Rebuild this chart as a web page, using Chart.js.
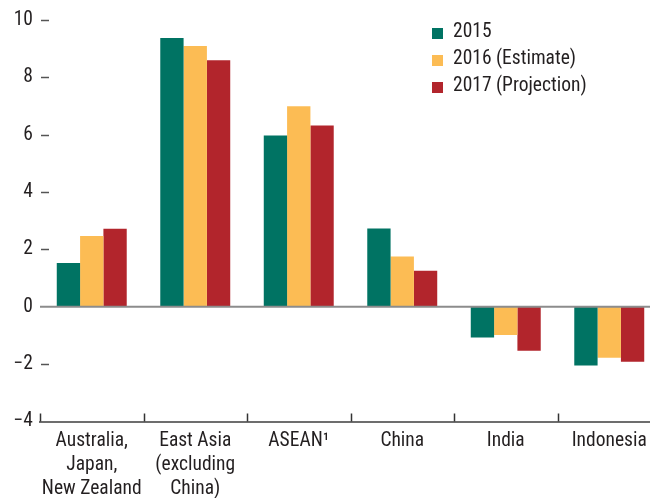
<!DOCTYPE html>
<html>
<head>
<meta charset="utf-8">
<script src="https://cdn.jsdelivr.net/npm/chart.js@4.4.0/dist/chart.umd.min.js"></script>
<style>
html, body { margin: 0; padding: 0; background: #fff; overflow: hidden; }
#wrap { position: relative; width: 662px; height: 498px; }
</style>
</head>
<body>
<div id="wrap"><canvas id="chart-growth"></canvas></div>
<script>
var regions = [["Australia,", "Japan,", "New Zealand"], ["East Asia", "(excluding", "China)"], "ASEAN\u00b9", "China", "India", "Indonesia"];
var years = ["2015", "2016 (Estimate)", "2017 (Projection)"];
var values2015 = [1.53, 9.37, 5.97, 2.73, -1.07, -2.05];
var values2016 = [2.47, 9.09, 6.99, 1.75, -0.98, -1.78];
var values2017 = [2.72, 8.60, 6.32, 1.26, -1.53, -1.92];
var yMin = -4, yMax = 10, yStep = 2;
var colors = ["#007363", "#fcbc54", "#b2252c"];

var font = "'Liberation Sans Narrow', 'Arial Narrow', 'Roboto Condensed', sans-serif";
var fontSize = 19.5;
var textColor = "#231f20";

// ticks, zero line and legend are drawn by hand, the chart has none of them in this style
var axisMarks = {
    id: 'axisMarks',
    afterDatasetsDraw: function(chart) {
        var c = chart.ctx, area = chart.chartArea, x = chart.scales.x, y = chart.scales.y;
        c.save();
        var y0 = y.getPixelForValue(0);
        c.strokeStyle = '#8c8c8c';
        c.lineWidth = 2;
        c.beginPath(); c.moveTo(area.left, y0); c.lineTo(area.right, y0); c.stroke();

        c.strokeStyle = '#555';
        c.lineWidth = 1.5;
        y.ticks.forEach(function(t) {
            if (t.value === 0 || t.value === yMin) return;
            var py = Math.round(y.getPixelForValue(t.value)) + 0.5;
            c.beginPath(); c.moveTo(area.left + 1, py); c.lineTo(area.left + 9, py); c.stroke();
        });

        c.strokeStyle = '#333';
        var step = x.width / regions.length;
        for (var i = 0; i <= regions.length; i++) {
            var px = Math.round(x.left + i * step) + 0.5;
            c.beginPath(); c.moveTo(px, area.bottom); c.lineTo(px, area.bottom - 8); c.stroke();
        }

        c.font = fontSize + 'px ' + font;
        c.textBaseline = 'middle';
        c.textAlign = 'left';
        chart.data.datasets.forEach(function(ds, i) {
            var cy = 33 + i * 27;
            c.fillStyle = ds.backgroundColor;
            c.fillRect(432, cy - 5, 11, 11);
            c.fillStyle = textColor;
            c.fillText(ds.label, 453, cy - 1);
        });
        c.restore();
    }
};

var ctx = document.getElementById('chart-growth');
var growthChart = new Chart(ctx, {
    type: 'bar',
    data: {
        labels: regions,
        datasets: [
            { label: years[0], data: values2015, backgroundColor: colors[0] },
            { label: years[1], data: values2016, backgroundColor: colors[1] },
            { label: years[2], data: values2017, backgroundColor: colors[2] }
        ]
    },
    options: {
        responsive: true,
        maintainAspectRatio: false,
        animation: false,
        layout: { padding: { top: 20, right: 1, left: 0, bottom: 0 } },
        plugins: {
            legend: { display: false },
            tooltip: { enabled: false }
        },
        datasets: {
            bar: { barPercentage: 1, categoryPercentage: 0.676 }
        },
        scales: {
            x: {
                grid: { display: false, drawTicks: false },
                border: { display: true, color: '#6d6d6d', width: 2 },
                ticks: { color: textColor, font: { family: font, size: fontSize, lineHeight: 1.22 }, padding: 8, maxRotation: 0, autoSkip: false },
                afterFit: function(scale) { scale.height = 76.5; }
            },
            y: {
                min: yMin,
                max: yMax,
                grid: { display: false, drawTicks: false },
                border: { display: false },
                ticks: {
                    stepSize: yStep,
                    color: textColor,
                    padding: 7,
                    font: { family: font, size: fontSize },
                    callback: function(v) { return v < 0 ? '\u2212' + Math.abs(v) : String(v); }
                },
                afterFit: function(scale) { scale.width = 40; }
            }
        }
    },
    plugins: [axisMarks]
});
</script>
</body>
</html>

> YOUR OBJECTIVE: Return the listing above word for word, with the pictures removed.

> RESPONSE TO THE TASK:
Rebuild this chart as a web page, using Chart.js.
<!DOCTYPE html>
<html>
<head>
<meta charset="utf-8">
<script src="https://cdn.jsdelivr.net/npm/chart.js@4.4.0/dist/chart.umd.min.js"></script>
<style>
html, body { margin: 0; padding: 0; background: #fff; overflow: hidden; }
#wrap { position: relative; width: 662px; height: 498px; }
</style>
</head>
<body>
<div id="wrap"><canvas id="chart-growth"></canvas></div>
<script>
var regions = [["Australia,", "Japan,", "New Zealand"], ["East Asia", "(excluding", "China)"], "ASEAN\u00b9", "China", "India", "Indonesia"];
var years = ["2015", "2016 (Estimate)", "2017 (Projection)"];
var values2015 = [1.53, 9.37, 5.97, 2.73, -1.07, -2.05];
var values2016 = [2.47, 9.09, 6.99, 1.75, -0.98, -1.78];
var values2017 = [2.72, 8.60, 6.32, 1.26, -1.53, -1.92];
var yMin = -4, yMax = 10, yStep = 2;
var colors = ["#007363", "#fcbc54", "#b2252c"];

var font = "'Liberation Sans Narrow', 'Arial Narrow', 'Roboto Condensed', sans-serif";
var fontSize = 19.5;
var textColor = "#231f20";

// ticks, zero line and legend are drawn by hand, the chart has none of them in this style
var axisMarks = {
    id: 'axisMarks',
    afterDatasetsDraw: function(chart) {
        var c = chart.ctx, area = chart.chartArea, x = chart.scales.x, y = chart.scales.y;
        c.save();
        var y0 = y.getPixelForValue(0);
        c.strokeStyle = '#8c8c8c';
        c.lineWidth = 2;
        c.beginPath(); c.moveTo(area.left, y0); c.lineTo(area.right, y0); c.stroke();

        c.strokeStyle = '#555';
        c.lineWidth = 1.5;
        y.ticks.forEach(function(t) {
            if (t.value === 0 || t.value === yMin) return;
            var py = Math.round(y.getPixelForValue(t.value)) + 0.5;
            c.beginPath(); c.moveTo(area.left + 1, py); c.lineTo(area.left + 9, py); c.stroke();
        });

        c.strokeStyle = '#333';
        var step = x.width / regions.length;
        for (var i = 0; i <= regions.length; i++) {
            var px = Math.round(x.left + i * step) + 0.5;
            c.beginPath(); c.moveTo(px, area.bottom); c.lineTo(px, area.bottom - 8); c.stroke();
        }

        c.font = fontSize + 'px ' + font;
        c.textBaseline = 'middle';
        c.textAlign = 'left';
        chart.data.datasets.forEach(function(ds, i) {
            var cy = 33 + i * 27;
            c.fillStyle = ds.backgroundColor;
            c.fillRect(432, cy - 5, 11, 11);
            c.fillStyle = textColor;
            c.fillText(ds.label, 453, cy - 1);
        });
        c.restore();
    }
};

var ctx = document.getElementById('chart-growth');
var growthChart = new Chart(ctx, {
    type: 'bar',
    data: {
        labels: regions,
        datasets: [
            { label: years[0], data: values2015, backgroundColor: colors[0] },
            { label: years[1], data: values2016, backgroundColor: colors[1] },
            { label: years[2], data: values2017, backgroundColor: colors[2] }
        ]
    },
    options: {
        responsive: true,
        maintainAspectRatio: false,
        animation: false,
        layout: { padding: { top: 20, right: 1, left: 0, bottom: 0 } },
        plugins: {
            legend: { display: false },
            tooltip: { enabled: false }
        },
        datasets: {
            bar: { barPercentage: 1, categoryPercentage: 0.676 }
        },
        scales: {
            x: {
                grid: { display: false, drawTicks: false },
                border: { display: true, color: '#6d6d6d', width: 2 },
                ticks: { color: textColor, font: { family: font, size: fontSize, lineHeight: 1.22 }, padding: 8, maxRotation: 0, autoSkip: false },
                afterFit: function(scale) { scale.height = 76.5; }
            },
            y: {
                min: yMin,
                max: yMax,
                grid: { display: false, drawTicks: false },
                border: { display: false },
                ticks: {
                    stepSize: yStep,
                    color: textColor,
                    padding: 7,
                    font: { family: font, size: fontSize },
                    callback: function(v) { return v < 0 ? '\u2212' + Math.abs(v) : String(v); }
                },
                afterFit: function(scale) { scale.width = 40; }
            }
        }
    },
    plugins: [axisMarks]
});
</script>
</body>
</html>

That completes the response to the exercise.